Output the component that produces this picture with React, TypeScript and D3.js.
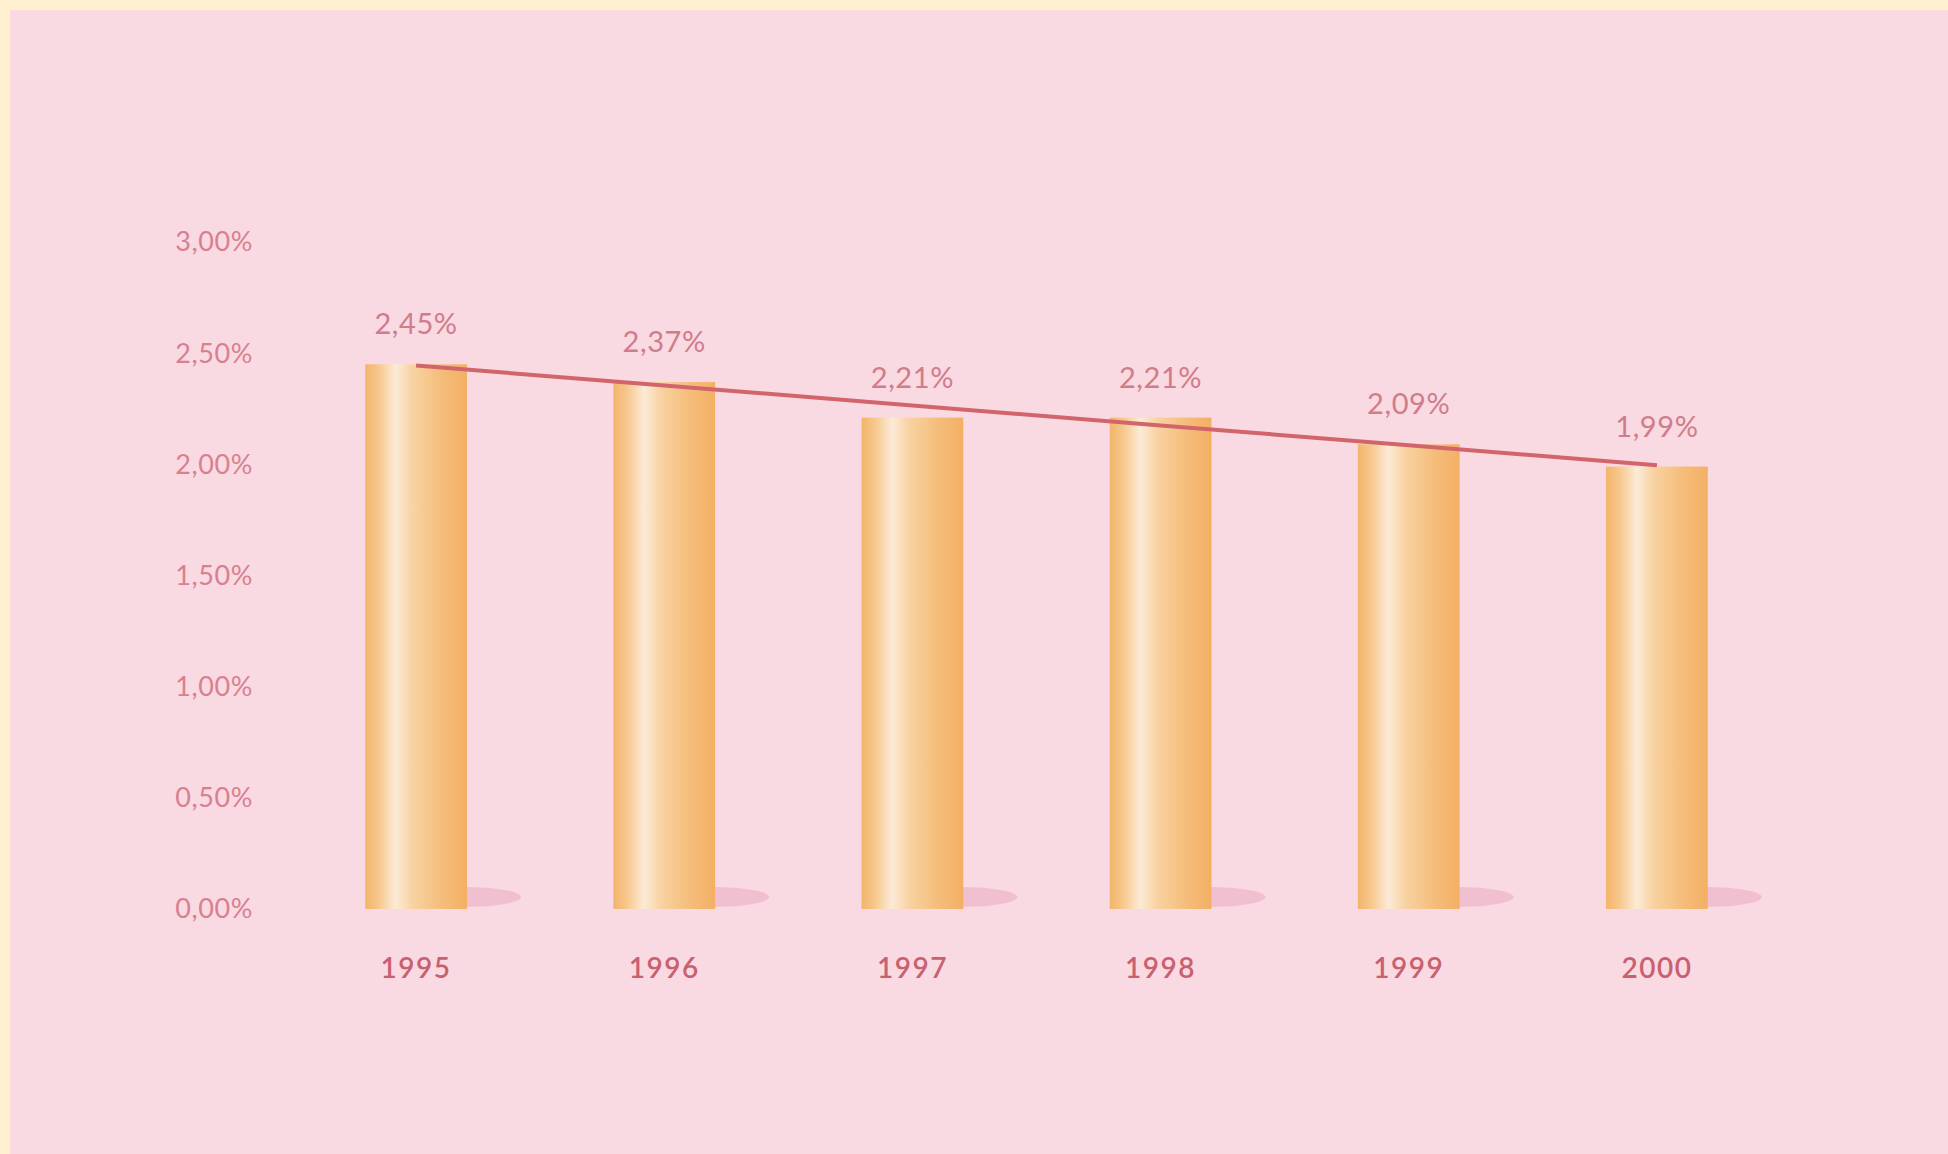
import * as d3 from "d3";

const years = ["1995", "1996", "1997", "1998", "1999", "2000"];
const rates = [2.45, 2.37, 2.21, 2.21, 2.09, 1.99];
const rateLabels = ["2,45%", "2,37%", "2,21%", "2,21%", "2,09%", "1,99%"];
const yTicks = [0, 0.5, 1, 1.5, 2, 2.5, 3];
const yTickLabels = ["0,00%", "0,50%", "1,00%", "1,50%", "2,00%", "2,50%", "3,00%"];

const W = 1948;
const H = 1154;
const font = "Lato, 'Open Sans', sans-serif";

const App = () => {
  // scales
  const x = d3.scaleBand().domain(years).range([292, 1781]).paddingInner(0.59).paddingOuter(0.295);
  const y = d3.scaleLinear().domain([0, 3]).range([909, 242]);

  // linear trend across the years
  const idx = d3.range(years.length);
  const mx = d3.mean(idx) as number;
  const my = d3.mean(rates) as number;
  const slope =
    d3.sum(idx, (i) => (i - mx) * (rates[i] - my)) / d3.sum(idx, (i) => (i - mx) * (i - mx));
  const trend = (i: number) => my + slope * (i - mx);
  const cx = (i: number) => (x(years[i]) as number) + x.bandwidth() / 2;
  const line = d3
    .line<number>()
    .x((i) => cx(i))
    .y((i) => y(trend(i)));

  const bw = x.bandwidth();

  return (
    <div style={{ position: "absolute", left: 0, top: 0 }}>
      <svg width={W} height={H} style={{ display: "block" }}>
        <defs>
          <linearGradient id="barGrad" x1="0" x2="1" y1="0" y2="0">
            <stop offset="0%" stopColor="#f3b46a" />
            <stop offset="14%" stopColor="#f7c98f" />
            <stop offset="30%" stopColor="#fcebd8" />
            <stop offset="46%" stopColor="#f8d3a3" />
            <stop offset="75%" stopColor="#f5bd7a" />
            <stop offset="100%" stopColor="#f3b064" />
          </linearGradient>
        </defs>
        <rect x={0} y={0} width={W} height={H} fill="#fff0cf" />
        <rect x={10} y={10} width={W - 10} height={H - 10} fill="#f9d9e2" />

        {/* y axis labels */}
        {yTicks.map((t, i) => (
          <text
            key={t}
            x={253}
            y={y(t)}
            dy="0.35em"
            textAnchor="end"
            fontFamily={font}
            fontSize={27}
            letterSpacing={0.6}
            fill="#d8808f"
          >
            {yTickLabels[i]}
          </text>
        ))}

        {/* shadows */}
        {years.map((yr) => (
          <ellipse
            key={"s" + yr}
            cx={(x(yr) as number) + bw - 2}
            cy={897}
            rx={56}
            ry={10}
            fill="#f1c0d0"
          />
        ))}

        {/* bars */}
        {years.map((yr, i) => (
          <rect
            key={yr}
            x={x(yr)}
            y={y(rates[i])}
            width={bw}
            height={y(0) - y(rates[i])}
            fill="url(#barGrad)"
          />
        ))}

        {/* trend line */}
        <path d={line(idx) as string} fill="none" stroke="#d2646c" strokeWidth={4} />

        {/* value labels */}
        {years.map((yr, i) => (
          <text
            key={"v" + yr}
            x={cx(i)}
            y={y(rates[i]) - 30}
            textAnchor="middle"
            fontFamily={font}
            fontSize={29}
            letterSpacing={0.6}
            fill="#d07c8a"
          >
            {rateLabels[i]}
          </text>
        ))}

        {/* year labels */}
        {years.map((yr, i) => (
          <text
            key={"y" + yr}
            x={cx(i)}
            y={978}
            textAnchor="middle"
            fontFamily={font}
            fontWeight={600}
            fontSize={28}
            letterSpacing={1.5}
            fill="#c8606e"
          >
            {yr}
          </text>
        ))}
      </svg>
    </div>
  );
};

export default App;
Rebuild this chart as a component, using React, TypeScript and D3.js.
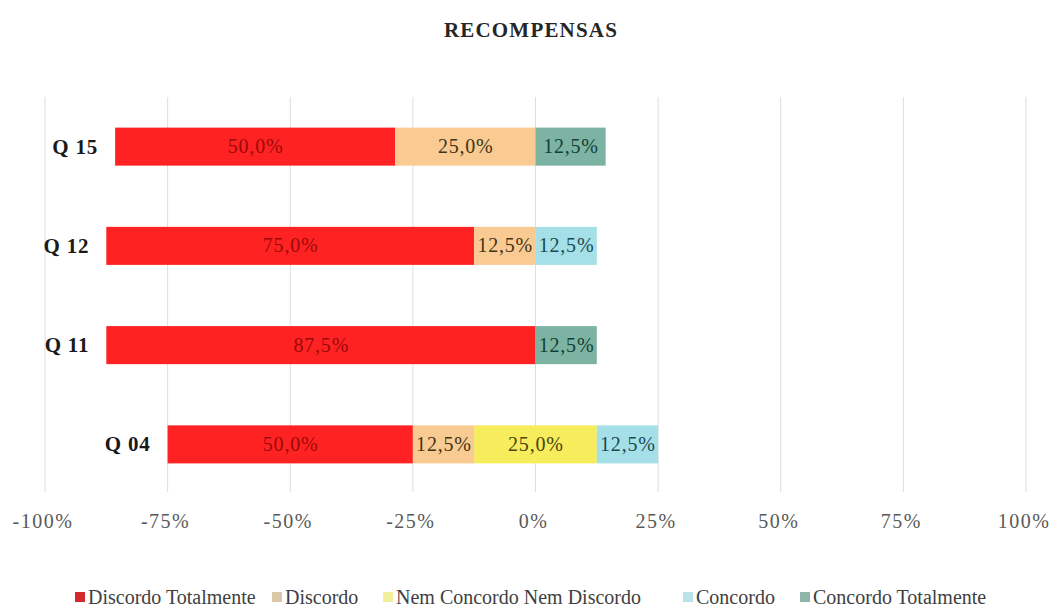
import React from "react";
import * as d3 from "d3";

// ---- data ----
const categories = ["Q 15", "Q 12", "Q 11", "Q 04"];
const seriesNames = [
  "Discordo Totalmente",
  "Discordo",
  "Nem Concordo Nem Discordo",
  "Concordo",
  "Concordo Totalmente",
];
// bar lengths as drawn (percent)
const discordoTotalmente = [57.1, 75.0, 87.5, 50.0];
const discordo = [28.6, 12.5, 0, 12.5];
const nemConcordoNemDiscordo = [0, 0, 0, 25.0];
const concordo = [0, 12.5, 0, 12.5];
const concordoTotalmente = [14.3, 0, 12.5, 0];
// data labels as printed
const discordoTotalmenteLabels = ["50,0%", "75,0%", "87,5%", "50,0%"];
const discordoLabels = ["25,0%", "12,5%", "", "12,5%"];
const nemConcordoNemDiscordoLabels = ["", "", "", "25,0%"];
const concordoLabels = ["", "12,5%", "", "12,5%"];
const concordoTotalmenteLabels = ["12,5%", "", "12,5%", ""];
const xTicks = [-100, -75, -50, -25, 0, 25, 50, 75, 100];
const xTickLabels = ["-100%", "-75%", "-50%", "-25%", "0%", "25%", "50%", "75%", "100%"];

const colors = ["#FF2222", "#F9CB93", "#F6EC5C", "#A5E0E8", "#7DB3A3"];
const legendColors = ["#D42A2E", "#D9C7A8", "#F2EE9A", "#B8E2E8", "#8DB5A8"];
const labelColors = ["#9B0A0A", "#3F3415", "#4A4410", "#1C4A50", "#123F36"];

const FONT = "'Liberation Serif', 'Times New Roman', serif";

export default function App() {
  const W = 1057;
  const H = 610;
  const x = d3.scaleLinear().domain([-100, 100]).range([45, 1026]);
  const y = d3.scaleBand<string>().domain(categories).range([97, 494]).paddingInner(0.617).paddingOuter(0.3085);
  const gridTop = 97;
  const gridBottom = 492;

  const series = [
    discordoTotalmente,
    discordo,
    nemConcordoNemDiscordo,
    concordo,
    concordoTotalmente,
  ];
  const seriesLabels = [
    discordoTotalmenteLabels,
    discordoLabels,
    nemConcordoNemDiscordoLabels,
    concordoLabels,
    concordoTotalmenteLabels,
  ];

  const rows = categories.map((cat, i) => {
    const start = -(series[0][i] + series[1][i] + series[2][i] / 2);
    let acc = start;
    const segs = series.map((s, k) => {
      const seg = { k, x0: acc, x1: acc + s[i], label: seriesLabels[k][i] };
      acc += s[i];
      return seg;
    });
    return { cat, start, segs };
  });

  // legend layout (swatch positions)
  const legendFont = 20;
  const legendX = [75, 272, 383, 683, 800];
  const legendItems = seriesNames.map((n, k) => ({ n, k, x: legendX[k] }));

  const ff = { fontFamily: FONT };

  return (
    <div style={{ position: "fixed", left: 0, top: 0, width: W, height: H, background: "#fff" }}>
      <svg width={W} height={H} style={{ display: "block" }}>
        <rect width={W} height={H} fill="#fff" />
        <text style={ff} x={531} y={37} textAnchor="middle" fontSize={21} fontWeight="bold" letterSpacing={1.2} fill="#262626">
          RECOMPENSAS
        </text>
        {xTicks.map((t, i) => (
          <g key={t}>
            <line x1={x(t)} x2={x(t)} y1={gridTop} y2={gridBottom} stroke="#DEDEDE" strokeWidth={1} />
            <text style={ff} x={x(t) - 2} y={528} textAnchor="middle" fontSize={20} fill="#595959" letterSpacing={1.5}>
              {xTickLabels[i]}
            </text>
          </g>
        ))}
        {rows.map((r) => {
          const by = y(r.cat)!;
          const bh = y.bandwidth();
          return (
            <g key={r.cat}>
              <text style={ff} x={x(r.start) - 17} y={by + bh / 2} dy="0.33em" textAnchor="end" fontSize={21} fontWeight="bold" fill="#1a1a1a" letterSpacing={0.8}>
                {r.cat}
              </text>
              {r.segs.filter((s) => s.x1 > s.x0).map((s) => (
                <rect key={s.k} x={x(s.x0)} y={by} width={x(s.x1) - x(s.x0)} height={bh} fill={colors[s.k]} />
              ))}
              {r.segs.filter((s) => s.x1 > s.x0 && s.label).map((s) => (
                <text style={ff} key={"l" + s.k} x={(x(s.x0) + x(s.x1)) / 2 + 0.4} y={by + bh / 2} dy="0.33em" textAnchor="middle" fontSize={20} fill={labelColors[s.k]} letterSpacing={0.8}>
                  {s.label}
                </text>
              ))}
            </g>
          );
        })}
        {legendItems.map((it) => (
          <g key={it.n}>
            <rect x={it.x} y={592} width={10} height={10} fill={legendColors[it.k]} />
            <text style={ff} x={it.x + 13} y={597} dy="0.33em" fontSize={legendFont} fill="#404040">
              {it.n}
            </text>
          </g>
        ))}
      </svg>
    </div>
  );
}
——
◆ **Task brief**
Only the number is wanted: count the lines of the records that hold the word "this".

◆ **Written solution**
2